- Data excerpt -
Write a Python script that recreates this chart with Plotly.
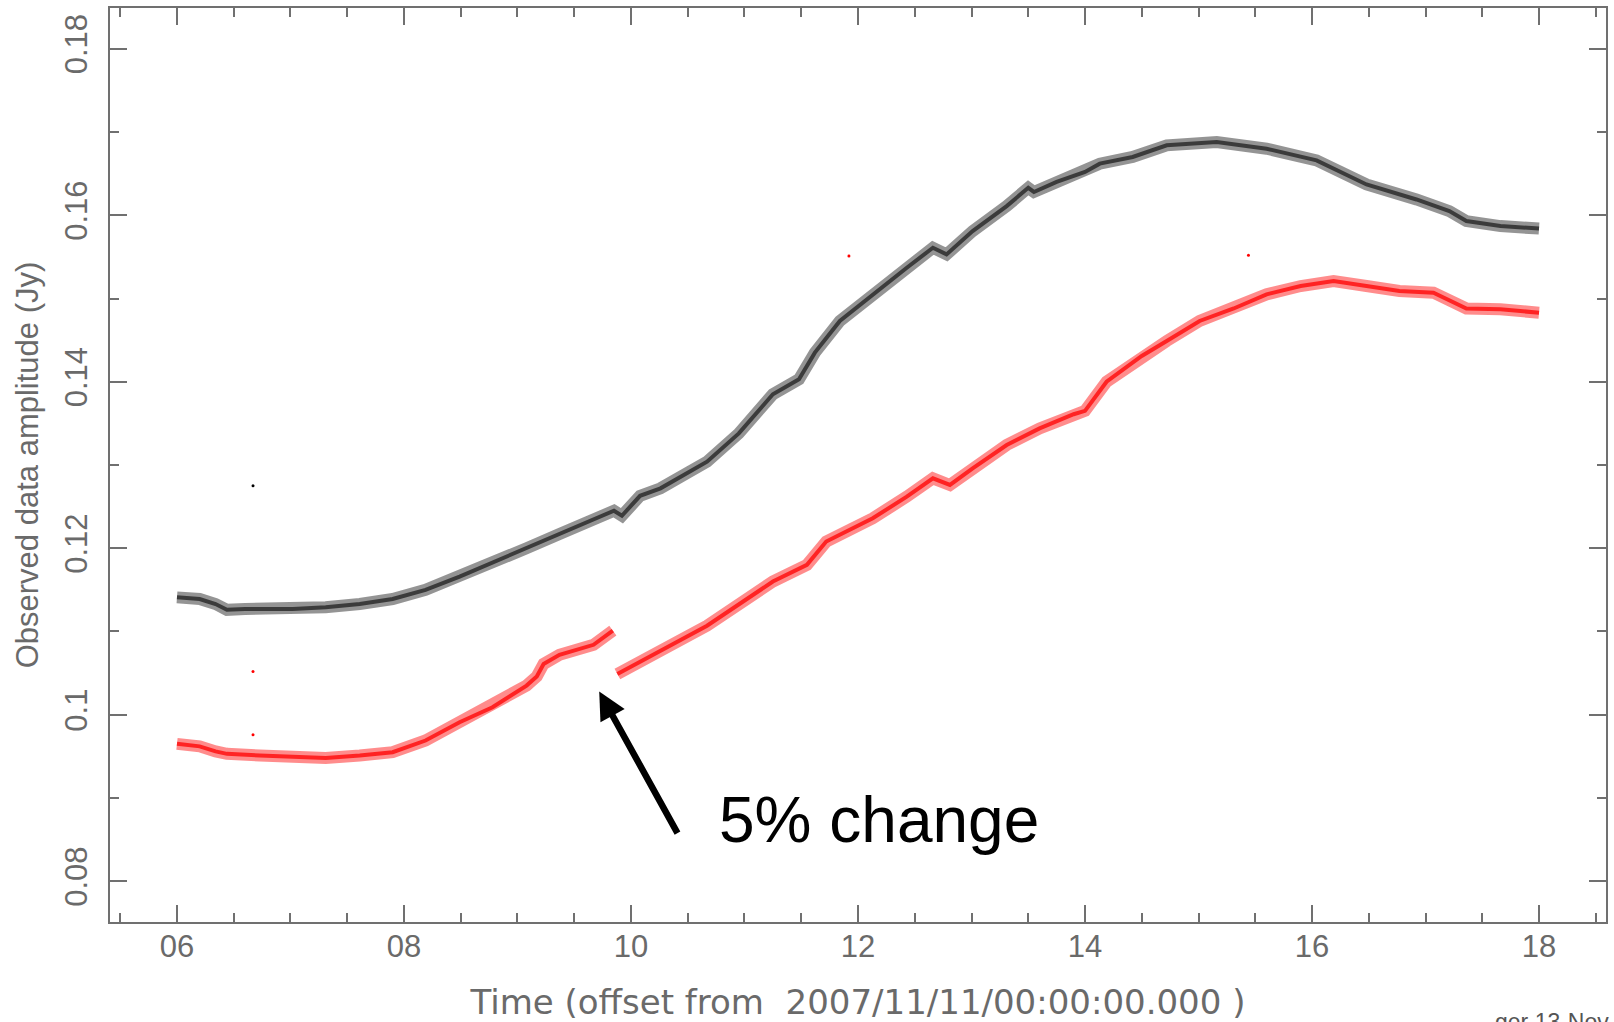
import plotly.graph_objects as go

# Observed amplitude vs time (hours after 2007/11/11 00:00 UT), two sources/channels
black_t = [6.00, 6.20, 6.34, 6.44, 6.60, 7.02, 7.31, 7.61, 7.90, 8.19, 8.49, 8.78,
           9.08, 9.37, 9.67, 9.85, 9.92, 10.08, 10.26, 10.67, 10.95, 11.25, 11.48,
           11.62, 11.84, 12.13, 12.43, 12.66, 12.78, 13.01, 13.31, 13.50, 13.55,
           13.75, 14.00, 14.13, 14.42, 14.72, 15.16, 15.60, 16.04, 16.48, 16.92,
           17.21, 17.36, 17.66, 18.00]
black_amp = [0.1141, 0.1139, 0.1133, 0.1126, 0.1127, 0.1127, 0.1129, 0.1133, 0.1139,
             0.1150, 0.1166, 0.1183, 0.1200, 0.1217, 0.1234, 0.1245, 0.1239, 0.1263,
             0.1272, 0.1304, 0.1338, 0.1385, 0.1403, 0.1435, 0.1473, 0.1505, 0.1537,
             0.1561, 0.1553, 0.1581, 0.1611, 0.1633, 0.1628, 0.1640, 0.1652, 0.1662,
             0.1670, 0.1684, 0.1688, 0.1680, 0.1666, 0.1637, 0.1619, 0.1605, 0.1593,
             0.1587, 0.1584]

# Red series: before the amplitude step near 09:50
red1_t = [6.00, 6.20, 6.34, 6.44, 6.73, 7.02, 7.31, 7.61, 7.90, 8.19, 8.49, 8.78,
          9.08, 9.17, 9.23, 9.37, 9.67, 9.84]
red1_amp = [0.0965, 0.0962, 0.0956, 0.0953, 0.0951, 0.0949, 0.0948, 0.0951, 0.0955,
            0.0969, 0.0991, 0.1009, 0.1035, 0.1046, 0.1061, 0.1072, 0.1084, 0.1101]
# ...and after it
red2_t = [9.88, 10.08, 10.40, 10.67, 11.25, 11.55, 11.72, 12.13, 12.43, 12.66, 12.81,
          13.01, 13.31, 13.60, 13.90, 14.00, 14.19, 14.50, 14.72, 15.01, 15.31, 15.60,
          15.90, 16.19, 16.48, 16.77, 17.07, 17.36, 17.66, 18.00]
red2_amp = [0.1049, 0.1064, 0.1087, 0.1107, 0.1160, 0.1180, 0.1208, 0.1236, 0.1262,
            0.1284, 0.1276, 0.1296, 0.1324, 0.1344, 0.1361, 0.1365, 0.1400, 0.1431,
            0.1449, 0.1473, 0.1488, 0.1505, 0.1515, 0.1521, 0.1515, 0.1509, 0.1507,
            0.1488, 0.1487, 0.1483]

# isolated stray samples
black_out_t = [6.67]
black_out_amp = [0.1275]
red_out_t = [6.67, 6.67, 11.92, 15.44]
red_out_amp = [0.1052, 0.0976, 0.1551, 0.1552]

x_tickvals = [6, 8, 10, 12, 14, 16, 18]
x_ticktext = ["06", "08", "10", "12", "14", "16", "18"]
y_tickvals = [0.08, 0.10, 0.12, 0.14, 0.16, 0.18]
y_ticktext = ["0.08", "0.1", "0.12", "0.14", "0.16", "0.18"]

AXIS_GREY = "#707070"
TEXT_GREY = "#6a6a6a"
FONT = "Liberation Sans"

W, H = 1614, 1022
M_L, M_R, M_T, M_B = 110, 6, 8, 100

fig = go.Figure()


def add_band(t, amp, color_halo, color_core):
    # a soft wide stroke plus a denser core, like a cloud of closely packed samples
    fig.add_trace(go.Scatter(x=t, y=amp, mode="lines",
                             line=dict(color=color_halo, width=12),
                             hoverinfo="skip", showlegend=False))
    fig.add_trace(go.Scatter(x=t, y=amp, mode="lines",
                             line=dict(color=color_core, width=4),
                             showlegend=False))


add_band(black_t, black_amp, "rgba(0,0,0,0.42)", "rgba(0,0,0,0.6)")
add_band(red1_t, red1_amp, "rgba(255,0,0,0.45)", "rgba(255,0,0,0.75)")
add_band(red2_t, red2_amp, "rgba(255,0,0,0.45)", "rgba(255,0,0,0.75)")

fig.add_trace(go.Scatter(x=black_out_t, y=black_out_amp, mode="markers",
                         marker=dict(color="black", size=3), showlegend=False))
fig.add_trace(go.Scatter(x=red_out_t, y=red_out_amp, mode="markers",
                         marker=dict(color="red", size=3), showlegend=False))

axis_common = dict(
    showgrid=False, zeroline=False,
    showline=True, linecolor=AXIS_GREY, linewidth=1.5,
    mirror="ticks", ticks="inside", ticklen=17, tickwidth=1.5, tickcolor=AXIS_GREY,
    tickfont=dict(family=FONT, size=31, color=TEXT_GREY),
)

fig.update_xaxes(
    range=[5.41, 18.59],
    tickmode="array", tickvals=x_tickvals, ticktext=x_ticktext,
    minor=dict(dtick=0.5, tick0=0, ticks="inside", ticklen=9, tickwidth=1.5,
               tickcolor=AXIS_GREY),
    ticklabelstandoff=-4,
    title=dict(text="Time (offset from  2007/11/11/00:00:00.000 )",
               font=dict(family="DejaVu Sans", size=34, color=TEXT_GREY),
               standoff=27),
    **axis_common,
)
fig.update_yaxes(
    range=[0.0751, 0.1849],
    tickmode="array", tickvals=y_tickvals, ticktext=y_ticktext,
    tickangle=-90,
    minor=dict(dtick=0.01, tick0=0, ticks="inside", ticklen=9, tickwidth=1.5,
               tickcolor=AXIS_GREY),
    ticklabelstandoff=9,
    title=dict(text="Observed data amplitude (Jy)",
               font=dict(family=FONT, size=31, color=TEXT_GREY),
               standoff=11),
    **axis_common,
)

# arrow pointing at the amplitude step
fig.add_annotation(x=9.72, y=0.1028, ax=10.417, ay=0.0856, axref="x", ayref="y",
                   xref="x", yref="y", text="", showarrow=True,
                   arrowhead=2, arrowsize=0.85, arrowwidth=6.5, arrowcolor="black",
                   standoff=0)
fig.add_annotation(x=10.755, y=0.0873, xref="x", yref="y", xanchor="left",
                   yanchor="middle", text="5% change", showarrow=False,
                   font=dict(family=FONT, size=64, color="black"))

# plot stamp in the lower right corner, positioned in page pixels
stamp_px, stamp_py = 1495, 1007
fig.add_annotation(x=(stamp_px - M_L) / (W - M_L - M_R),
                   y=-(stamp_py - (H - M_B)) / (H - M_T - M_B),
                   xref="paper", yref="paper", text="ger 13-Nov-2007",
                   showarrow=False, xanchor="left", yanchor="top",
                   font=dict(family=FONT, size=23, color="#555555"))

fig.update_layout(
    width=W, height=H,
    margin=dict(l=M_L, r=M_R, t=M_T, b=M_B),
    plot_bgcolor="white", paper_bgcolor="white",
)

fig.write_html("out.html")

- Stated task -
Repeat, with no pictures, each line from the beginning of the data through the line containing "import plotly.graph_objects as go", inclusive.

- Response below -
Write a Python script that recreates this chart with Plotly.
import plotly.graph_objects as go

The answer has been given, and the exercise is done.